• [YOUR INSTRUCTIONS]:
Please, without the pictures, retype exactly the lines from the start of the material through the line that holds "ax = fig.add_axes([0.044, 0.081, 0.445, 0.841])".

• [RECORDED INFORMATION]:
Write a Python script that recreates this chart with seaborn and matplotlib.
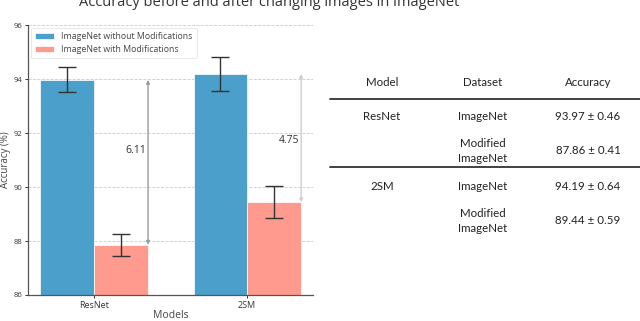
"""Accuracy before and after changing images in ImageNet: bars plus a small results table."""

import matplotlib
matplotlib.use("Agg")
import matplotlib.pyplot as plt
import pandas as pd
import seaborn as sns
from matplotlib.lines import Line2D

models = ["ResNet", "2SM"]
datasets = ["ImageNet without Modifications", "ImageNet with Modifications"]
accuracy_plain = [93.97, 94.19]
accuracy_modified = [87.86, 89.44]
std_plain = [0.46, 0.64]
std_modified = [0.41, 0.59]

table_models = ["ResNet", "", "2SM", ""]
table_datasets = ["ImageNet", "Modified\nImageNet", "ImageNet", "Modified\nImageNet"]
table_accuracy = ["93.97 ± 0.46", "87.86 ± 0.41", "94.19 ± 0.64", "89.44 ± 0.59"]

COLORS = {datasets[0]: "#4a9fcb", datasets[1]: "#ff9a8e"}

sns.set_theme(style="ticks")
plt.rcParams["font.family"] = ["Open Sans", "DejaVu Sans"]

df = pd.DataFrame(
    {
        "model": models * 2,
        "dataset": [datasets[0]] * 2 + [datasets[1]] * 2,
        "accuracy": accuracy_plain + accuracy_modified,
        "std": std_plain + std_modified,
    }
)

fig = plt.figure(figsize=(6.4, 3.21), dpi=100)
ax = fig.add_axes([0.044, 0.081, 0.445, 0.841])

sns.barplot(
    data=df, x="model", y="accuracy", hue="dataset", order=models, hue_order=datasets,
    palette=COLORS, width=0.7, errorbar=None, saturation=1, edgecolor="white",
    linewidth=0.5, ax=ax,
)

# error bars on top of the bars seaborn drew
for container, hue_name in zip(ax.containers, datasets):
    sub = df[df["dataset"] == hue_name].set_index("model").loc[models]
    centers = [bar.get_x() + bar.get_width() / 2 for bar in container]
    ax.errorbar(centers, sub["accuracy"], yerr=sub["std"], fmt="none",
                ecolor="#333333", elinewidth=1.0, capsize=6.5, capthick=1.0, zorder=4)

# difference arrows at the right edge of each group
arrow_colors = ["#9a9a9a", "#cfcfcf"]
for i, (hi, lo) in enumerate(zip(accuracy_plain, accuracy_modified)):
    x = i + 0.353
    ax.annotate("", xy=(x, lo), xytext=(x, hi),
                arrowprops=dict(arrowstyle="<|-|>", color=arrow_colors[i], lw=1.0,
                                mutation_scale=5, shrinkA=0, shrinkB=0))
    ax.text(x - 0.01, (hi + lo) / 2 + (0.45 if i == 0 else -0.1), f"{hi - lo:.2f}",
            ha="right", va="center", fontsize=7.5, color="#333333")

ax.set_ylim(86, 96)
ax.set_yticks([86, 88, 90, 92, 94, 96])
ax.set_xlim(-0.43, 1.43)
ax.yaxis.grid(True, linestyle="--", color="#cccccc", linewidth=0.6)
ax.set_axisbelow(True)
sns.despine(ax=ax)
for side in ("left", "bottom"):
    ax.spines[side].set_color("#555555")
    ax.spines[side].set_linewidth(0.9)
ax.tick_params(axis="y", labelsize=5.5, length=2.5, width=0.7, pad=1.5, colors="#333333")
ax.tick_params(axis="x", labelsize=6.5, length=2.5, width=0.7, pad=2, colors="#333333")
ax.set_xlabel("Models", fontsize=7.5, color="#444444", labelpad=0)
ax.set_ylabel("Accuracy (%)", fontsize=7, color="#444444", labelpad=2)

legend = ax.legend(loc="upper left", fontsize=6.3, frameon=True, handlelength=2.2,
                   handleheight=0.6, borderpad=0.5, labelspacing=0.45,
                   bbox_to_anchor=(0.0, 1.0), borderaxespad=0.3)
legend.get_frame().set_edgecolor("#dddddd")
legend.get_frame().set_linewidth(0.6)
for t in legend.get_texts():
    t.set_color("#444444")

fig.text(0.421, 0.982, "Accuracy before and after changing images in ImageNet",
         ha="center", va="baseline", fontsize=10.5, color="#333333")

# results table drawn in pixel coordinates of the right half
tab = fig.add_axes([0.5, 0.0, 0.5, 1.0])
tab.set_xlim(320, 640)
tab.set_ylim(321, 0)
tab.axis("off")
font_tab = dict(fontsize=8.3, color="#222222", ha="center", va="center", family=["Lato", "DejaVu Sans"])
col_x = [382, 483, 588]
tab.text(col_x[0], 83, "Model", **font_tab)
tab.text(col_x[1], 83, "Dataset", **font_tab)
tab.text(col_x[2], 83, "Accuracy", **font_tab)
row_y = [116, 151, 186, 221]
for y, m, d, a in zip(row_y, table_models, table_datasets, table_accuracy):
    tab.text(col_x[0], y, m, **font_tab)
    tab.text(col_x[1], y, d, linespacing=1.35, **font_tab)
    tab.text(col_x[2], y, a, **font_tab)
tab.add_line(Line2D([330, 640], [99, 99], color="#333333", lw=1.3))
tab.add_line(Line2D([330, 640], [167, 167], color="#333333", lw=1.3))

fig.savefig("out.png", dpi=100)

• [SOLUTION TO THIS PROBLEM]:
Write a Python script that recreates this chart with seaborn and matplotlib.
"""Accuracy before and after changing images in ImageNet: bars plus a small results table."""

import matplotlib
matplotlib.use("Agg")
import matplotlib.pyplot as plt
import pandas as pd
import seaborn as sns
from matplotlib.lines import Line2D

models = ["ResNet", "2SM"]
datasets = ["ImageNet without Modifications", "ImageNet with Modifications"]
accuracy_plain = [93.97, 94.19]
accuracy_modified = [87.86, 89.44]
std_plain = [0.46, 0.64]
std_modified = [0.41, 0.59]

table_models = ["ResNet", "", "2SM", ""]
table_datasets = ["ImageNet", "Modified\nImageNet", "ImageNet", "Modified\nImageNet"]
table_accuracy = ["93.97 ± 0.46", "87.86 ± 0.41", "94.19 ± 0.64", "89.44 ± 0.59"]

COLORS = {datasets[0]: "#4a9fcb", datasets[1]: "#ff9a8e"}

sns.set_theme(style="ticks")
plt.rcParams["font.family"] = ["Open Sans", "DejaVu Sans"]

df = pd.DataFrame(
    {
        "model": models * 2,
        "dataset": [datasets[0]] * 2 + [datasets[1]] * 2,
        "accuracy": accuracy_plain + accuracy_modified,
        "std": std_plain + std_modified,
    }
)

fig = plt.figure(figsize=(6.4, 3.21), dpi=100)
ax = fig.add_axes([0.044, 0.081, 0.445, 0.841])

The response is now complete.